Aim:
Find and copy every line in the records that includes the string "page".

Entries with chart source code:
********

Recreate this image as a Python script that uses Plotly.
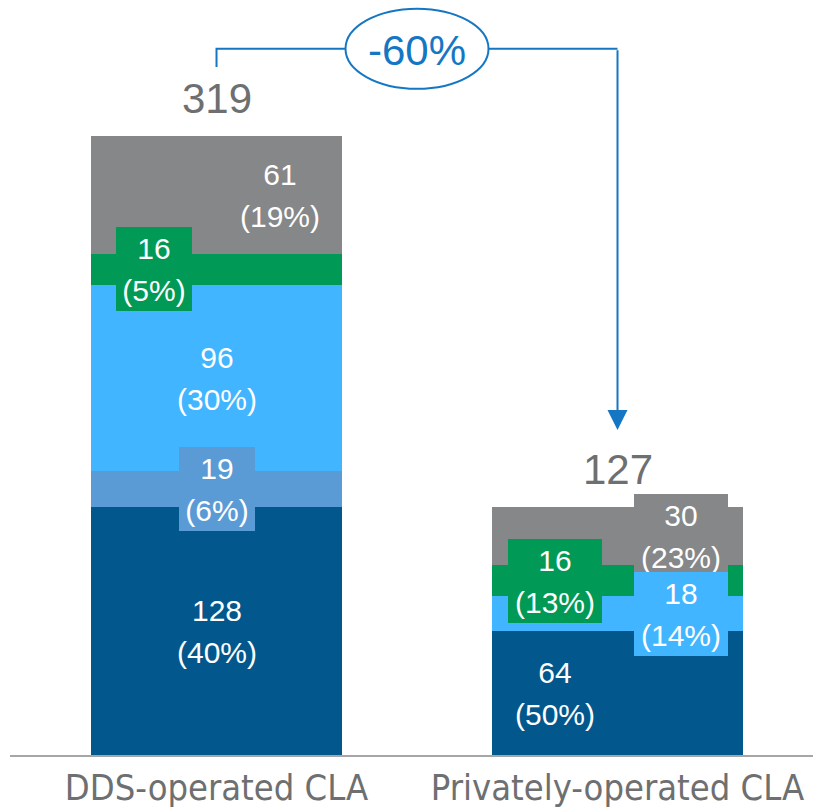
import plotly.graph_objects as go

# ---------------- data ----------------
categories = ["DDS-operated CLA", "Privately-operated CLA"]
totals = [319, 127]
change_label = "-60%"

# stacked segments, bottom to top
dark_values = [128, 64]
dark_pcts = ["40%", "50%"]
mid_values = [19, 0]
mid_pcts = ["6%", ""]
light_values = [96, 18]
light_pcts = ["30%", "14%"]
green_values = [16, 16]
green_pcts = ["5%", "13%"]
gray_values = [61, 30]
gray_pcts = ["19%", "23%"]

# ---------------- style ----------------
FONT = "Liberation Sans, Arial, sans-serif"
NARROW = "Liberation Sans Narrow, Arial Narrow, DejaVu Sans Condensed, Liberation Sans, sans-serif"
TEXT_GRAY = "#6D6F71"
ACCENT = "#1577C3"
PX_PER_UNIT = 1.935
PLOT_H = 755
BAR_W = 0.626

series = [
    # name, values, pcts, color, label x-shift per bar (px)
    ("Dark", dark_values, dark_pcts, "#02578C", [0, -63]),
    ("Medium", mid_values, mid_pcts, "#5B9BD5", [0, 0]),
    ("Light", light_values, light_pcts, "#41B5FF", [0, 63]),
    ("Green", green_values, green_pcts, "#009A56", [-63, -63]),
    ("Gray", gray_values, gray_pcts, "#858789", [63, 63]),
]

xs = list(range(len(categories)))
fig = go.Figure()
for name, vals, pcts, color, _ in series:
    fig.add_trace(go.Bar(x=xs, y=vals, name=name, width=BAR_W,
                         marker=dict(color=color, line=dict(width=0)),
                         showlegend=False, hoverinfo="skip"))

annotations = []
bases = []
run = [0] * len(categories)
for _, vals, _, _, _ in series:
    bases.append(list(run))
    run = [r + v for r, v in zip(run, vals)]
stack_tops = run

# labels, drawn top series first so lower boxes sit above
for k in reversed(range(len(series))):
    name, vals, pcts, color, shifts = series[k]
    for i, v in enumerate(vals):
        if not v:
            continue
        center = bases[k][i] + v / 2
        w = 76 if len(pcts[i]) <= 2 else 94
        common = dict(x=i, y=center, xref="x", yref="y", showarrow=False,
                      xshift=shifts[i], width=w, height=42, bgcolor=color,
                      borderpad=0, borderwidth=0,
                      font=dict(family=FONT, size=30, color="white"))
        annotations.append(dict(text=str(v), yshift=21, **common))
        annotations.append(dict(text="(" + pcts[i] + ")", yshift=-21, **common))

# totals
for i, t in enumerate(totals):
    annotations.append(dict(x=i, y=stack_tops[i], xref="x", yref="y", text=str(t),
                            showarrow=False, yanchor="bottom", yshift=12,
                            font=dict(family=FONT, size=42, color=TEXT_GRAY)))

# change bracket
bracket_y = 365
start_y = 355.6
tip_y = 168
mid_x = 0.5
annotations.append(dict(x=1, y=tip_y, ax=1, ay=bracket_y, xref="x", yref="y",
                        axref="x", ayref="y", text="", showarrow=True,
                        arrowhead=2, arrowsize=2, arrowwidth=2,
                        arrowcolor=ACCENT, standoff=0))
annotations.append(dict(x=mid_x, y=bracket_y, xref="x", yref="y", text=change_label,
                        showarrow=False, yshift=-2,
                        font=dict(family=FONT, size=42, color=ACCENT)))

shapes = [
    dict(type="path", xref="x", yref="y",
         path=f"M 0,{start_y} L 0,{bracket_y} L 1,{bracket_y}",
         line=dict(color=ACCENT, width=2)),
    dict(type="circle", xref="x", yref="y", xsizemode="pixel", ysizemode="pixel",
         xanchor=mid_x, yanchor=bracket_y, x0=-71.5, x1=71.5, y0=-40, y1=40,
         fillcolor="white", line=dict(color=ACCENT, width=2)),
]

fig.update_layout(
    width=813, height=811,
    margin=dict(l=10, r=0, t=0, b=56, autoexpand=False),
    barmode="stack",
    paper_bgcolor="white", plot_bgcolor="white",
    annotations=annotations, shapes=shapes,
    xaxis=dict(range=[-0.515, 1.4875], tickvals=xs, ticktext=categories,
               tickangle=0, ticklabelstandoff=0, automargin=False,
               ticklabeloverflow="allow",
               showline=True, linecolor="#A6A6A6", linewidth=2,
               showgrid=False, zeroline=False, ticks="",
               tickfont=dict(family=NARROW, size=36, color=TEXT_GRAY)),
    yaxis=dict(visible=False, range=[0, PLOT_H / PX_PER_UNIT], fixedrange=True,
               automargin=False),
)

fig.write_html("out.html", config={"displayModeBar": False},
               post_script="document.body.style.margin='0';document.body.style.overflow='hidden';")
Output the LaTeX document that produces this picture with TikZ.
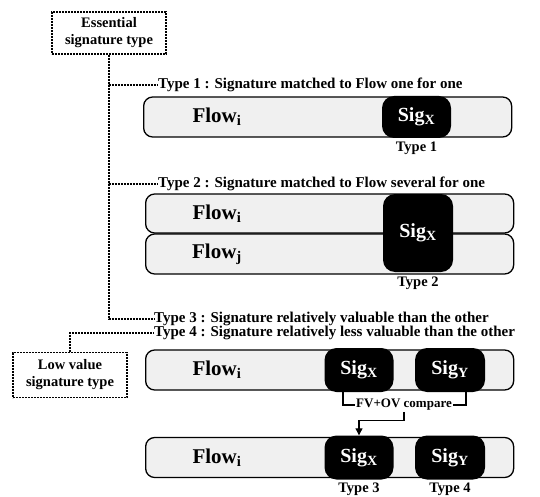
\documentclass[tikz,border=0pt]{standalone}
\usepackage{fontspec}
\setmainfont{Liberation Serif}
\usetikzlibrary{positioning,arrows.meta}

\begin{document}
\begin{tikzpicture}[x=1pt, y=-1pt, every node/.style={font=\bfseries}]
		% Styles
		\tikzset{
			groupbox/.style={draw, line width=1.8pt, dash pattern=on 2pt off 1pt, align=center,
				minimum width=114pt, inner sep=0pt, font=\bfseries\fontsize{14.5}{17}\selectfont},
			link/.style={line width=1.5pt, dash pattern=on 2pt off 1pt},
			typetext/.style={anchor=west, inner sep=0pt, font=\bfseries\fontsize{15}{17}\selectfont},
			flowbar/.style={draw, line width=1.3pt, rounded corners=9pt, fill=black!6,
				minimum width=368pt, inner sep=0pt},
			sigbox/.style={fill=black, text=white, rounded corners=12pt, minimum width=69pt,
				inner sep=0pt, font=\bfseries\fontsize{20}{22}\selectfont},
			flowtext/.style={font=\bfseries\fontsize{21}{23}\selectfont},
			caption/.style={font=\bfseries\fontsize{14.5}{16}\selectfont}
		}
		
		% Fix the page size
		\useasboundingbox (0,0) rectangle (540,497);
		
		% Define the left end of the bars
		\def\barx{145}
		
		% Draw the group boxes
		\node[groupbox, minimum height=42pt] (ess) at (109,33) {Essential\\signature type};
		\node[groupbox, minimum height=45pt] (low) at (70,375) {Low value\\signature type};
		
		% Add the type texts
		\node[typetext] (t1) at (158,85) {Type 1 : Signature matched to Flow one for one};
		\node[typetext] (t2) at (158,184) {Type 2 : Signature matched to Flow several for one};
		\node[typetext] (t3) at (154,319) {Type 3 : Signature relatively valuable than the other};
		\node[typetext] (t4) at (154,333) {Type 4 : Signature relatively less valuable than the other};
		
		% Connect the groups to the types
		\draw[link] (ess.south) |- (t1.west);
		\draw[link] (ess.south) |- (t2.west);
		\draw[link] (ess.south) |- (t3.west);
		\draw[link] (low.north) |- (t4.west);
		
		% Type 1
		\node[flowbar, minimum height=40pt, anchor=west] (b1) at (\barx-2,117) {};
		\node[flowtext] (f1) at (217,117) {Flow\textsubscript{i}};
		\node[sigbox, minimum height=42pt] (s1) at (416.5,117) {Sig\textsubscript{X}};
		\node[caption] (c1) at (416.5,148) {Type 1};
		
		% Type 2
		\node[flowbar, minimum height=39pt, anchor=west] (b2i) at (\barx,213.5) {};
		\node[flowbar, minimum height=40pt, anchor=west] (b2j) at (\barx,254) {};
		\node[flowtext] (f2i) at (217,213.5) {Flow\textsubscript{i}};
		\node[flowtext] (f2j) at (217,254) {Flow\textsubscript{j}};
		\node[sigbox, minimum width=70pt, minimum height=78pt] (s2) at (418,233) {Sig\textsubscript{X}};
		\node[caption] (c2) at (418,283) {Type 2};
		
		% Type 3 and 4, before and after the compare
		\foreach \y/\n in {370/a, 457.5/b} {
				\node[flowbar, minimum height=40pt, anchor=west] (b\n) at (\barx,\y) {};
				\node[flowtext] (f\n) at (217,\y) {Flow\textsubscript{i}};
				\node[sigbox, minimum height=44pt] (sx\n) at (359,\y) {Sig\textsubscript{X}};
				\node[sigbox, minimum width=70pt, minimum height=44pt] (sy\n) at (450,\y) {Sig\textsubscript{Y}};
			}
		\node[caption] (c3) at (359,489) {Type 3};
		\node[caption] (c4) at (450,489) {Type 4};
		
		% Compare the two signatures
		\node[caption, inner sep=1pt, font=\bfseries\fontsize{13}{15}\selectfont] (cmp) at (404,405) {FV+OV compare};
		\draw[line width=1.1pt] ([xshift=-16pt]sxa.south) |- (cmp.west);
		\draw[line width=1.1pt] (cmp.east) -| ([xshift=16pt]sya.south);
		\draw[line width=1.1pt, -{Triangle[length=7pt, width=7pt]}] (cmp.south) -- ++(0,9) -| (sxb.north);
		
	\end{tikzpicture}
\end{document}
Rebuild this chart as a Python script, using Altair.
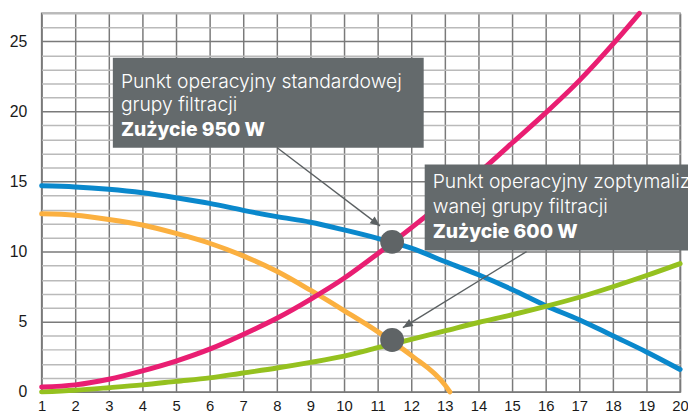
import altair as alt
import pandas as pd

# ---- data ----
x_vals = list(range(1, 21))
blue_y = [14.7, 14.62, 14.45, 14.2, 13.85, 13.45, 12.95, 12.5, 12.1, 11.55,
          10.95, 10.25, 9.3, 8.35, 7.3, 6.15, 5.15, 4.0, 2.85, 1.6]
orange_x = [1, 2, 3, 4, 5, 6, 7, 8, 9, 10, 11, 12, 13, 13.15]
orange_y = [12.7, 12.6, 12.3, 11.9, 11.3, 10.6, 9.7, 8.6, 7.25, 5.8, 4.3, 2.6, 0.5, 0.0]
pink_x = [1, 2, 3, 4, 5, 6, 7, 8, 9, 10, 11, 12, 13, 14, 15, 16, 17, 18, 18.79]
pink_y = [0.35, 0.5, 0.9, 1.5, 2.2, 3.05, 4.1, 5.25, 6.6, 8.1, 9.85, 11.7, 13.6,
          15.6, 17.75, 19.9, 22.2, 24.8, 27.0]
green_y = [0.0, 0.12, 0.3, 0.5, 0.75, 1.0, 1.35, 1.7, 2.1, 2.55, 3.15, 3.75,
           4.35, 4.95, 5.5, 6.1, 6.75, 7.5, 8.3, 9.15]

op_x = [11.43, 11.43]
op_y = [10.7, 3.7]

x_ticks = [1 + 0.5 * i for i in range(39)]
y_ticks = list(range(0, 28))

box_x = [3.12, 12.40]
box_x2 = [12.37, 20.45]
box_y = [23.83, 16.21]
box_y2 = [17.41, 10.08]

text_lines = ["Punkt operacyjny standardowej", "grupy filtracji", "Zużycie 950 W",
              "Punkt operacyjny zoptymaliz", "wanej grupy filtracji", "Zużycie 600 W"]
text_x = [3.36, 3.36, 3.36, 12.64, 12.64, 12.64]
text_y = [21.71, 20.02, 18.26, 14.52, 12.76, 11.0]
text_bold = [False, False, True, False, False, True]

arrow_x = [8.01, 15.43]
arrow_y = [17.41, 10.01]
arrow_x2 = [11.07, 11.75]
arrow_y2 = [11.84, 4.58]
arrow_angle = [127.2, 238.4]

# ---- tables ----
rows = []
for x, y in zip(x_vals, blue_y):
    rows.append({"x": x, "y": y, "s": "blue"})
for x, y in zip(orange_x, orange_y):
    rows.append({"x": x, "y": y, "s": "orange"})
for x, y in zip(x_vals, green_y):
    rows.append({"x": x, "y": y, "s": "green"})
for x, y in zip(pink_x, pink_y):
    rows.append({"x": x, "y": y, "s": "pink"})
curves = pd.DataFrame(rows)

ops = pd.DataFrame({"x": op_x, "y": op_y})
boxes = pd.DataFrame({"x": box_x, "x2": box_x2, "y": box_y, "y2": box_y2})
texts = pd.DataFrame({"x": text_x, "y": text_y, "t": text_lines, "b": text_bold})
arrows = pd.DataFrame({"x": arrow_x, "y": arrow_y, "x2": arrow_x2, "y2": arrow_y2, "a": arrow_angle})

xs = alt.Scale(domain=[1, 20], nice=False, zero=False)
ys = alt.Scale(domain=[0, 27], nice=False, zero=False)

x_axis = alt.Axis(
    values=x_ticks, title=None, domain=False, ticks=False, format="d",
    labelExpr="datum.value % 1 === 0 ? datum.label : ''",
    labelOverlap=False, labelFlush=False, labelPadding=7, labelBound=False,
    labelFont="Liberation Sans", labelFontSize=15, labelColor="#1a1a1a",
    gridColor={"condition": {"test": "datum.value % 1 === 0", "value": "#7a7a7a"}, "value": "#bababa"},
    gridWidth=1.5, gridOpacity=1,
)
y_axis = alt.Axis(
    values=y_ticks, title=None, domain=False, ticks=False, format="d",
    labelExpr="datum.value % 5 === 0 ? datum.label : ''",
    labelOverlap=False, labelFlush=False, labelPadding=15, labelBound=False,
    labelFont="Liberation Sans", labelFontSize=16, labelColor="#1a1a1a",
    gridColor={"condition": {"test": "datum.value % 5 === 0", "value": "#7a7a7a"}, "value": "#bababa"},
    gridWidth=1.5, gridOpacity=1,
)


def X(field):
    return alt.X(field, scale=xs, axis=x_axis, title=None)


def Y(field):
    return alt.Y(field, scale=ys, axis=y_axis, title=None)


lines = alt.Chart(curves).mark_line(strokeWidth=5, interpolate="monotone", strokeCap="round").encode(
    x=X("x:Q"),
    y=Y("y:Q"),
    color=alt.Color("s:N", scale=alt.Scale(domain=["blue", "orange", "green", "pink"],
                                           range=["#0a88cc", "#fbb040", "#95c11f", "#e91e72"]),
                    legend=None),
    order=alt.Order("x:Q"),
    detail="s:N",
)

circles = alt.Chart(ops).mark_point(filled=True, size=580, opacity=1, color="#5f6466", shape="circle").encode(
    x=X("x:Q"), y=Y("y:Q")
)

rects = alt.Chart(boxes).mark_rect(color="#646a6c", clip=False, opacity=1).encode(
    x=X("x:Q"), x2="x2:Q", y=Y("y:Q"), y2="y2:Q"
)

txt_light = alt.Chart(texts).transform_filter("!datum.b").mark_text(
    align="left", baseline="alphabetic", font="Inter", fontSize=19.5, fontWeight=300,
    color="#ffffff", clip=False
).encode(x=X("x:Q"), y=Y("y:Q"), text="t:N")

txt_bold = alt.Chart(texts).transform_filter("datum.b").mark_text(
    align="left", baseline="alphabetic", font="Inter", fontSize=19.5, fontWeight=800,
    color="#ffffff", clip=False
).encode(x=X("x:Q"), y=Y("y:Q"), text="t:N")

arrow_lines = alt.Chart(arrows).mark_rule(color="#5b6062", strokeWidth=1.4, clip=False).encode(
    x=X("x:Q"), y=Y("y:Q"), x2="x2:Q", y2="y2:Q"
)
arrow_heads = alt.Chart(arrows).mark_point(
    filled=True, opacity=1, color="#5b6062", size=400,
    shape="M0,0L-0.42,1L0.42,1Z", clip=False
).encode(x=X("x2:Q"), y=Y("y2:Q"), angle=alt.Angle("a:Q", scale=None))

chart = alt.layer(lines, circles, rects, txt_light, txt_bold, arrow_lines, arrow_heads).properties(
    width=646, height=383,
    autosize=alt.AutoSizeParams(type="none"),
    padding={"left": 34, "top": 3, "right": 8, "bottom": 22},
).configure_view(stroke="#7a7a7a", strokeWidth=1.5)

chart.save("out.html", embed_options={"renderer": "svg", "actions": False})
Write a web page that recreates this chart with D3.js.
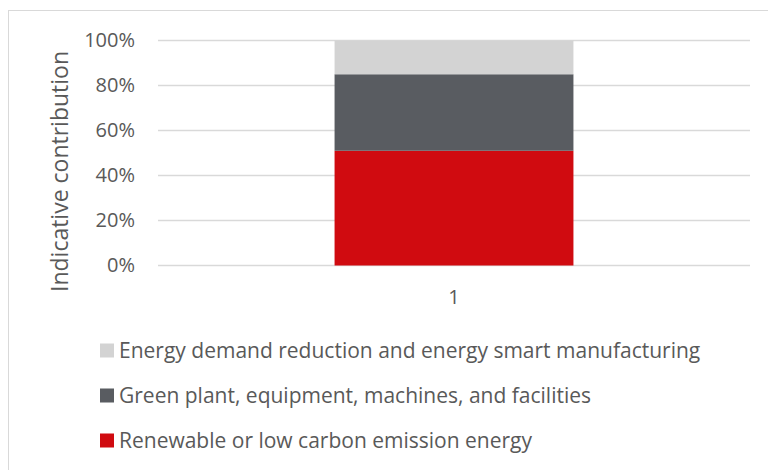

********

Answer to the exercise:
		% Fix the page size
Write a web page that recreates this chart with D3.js.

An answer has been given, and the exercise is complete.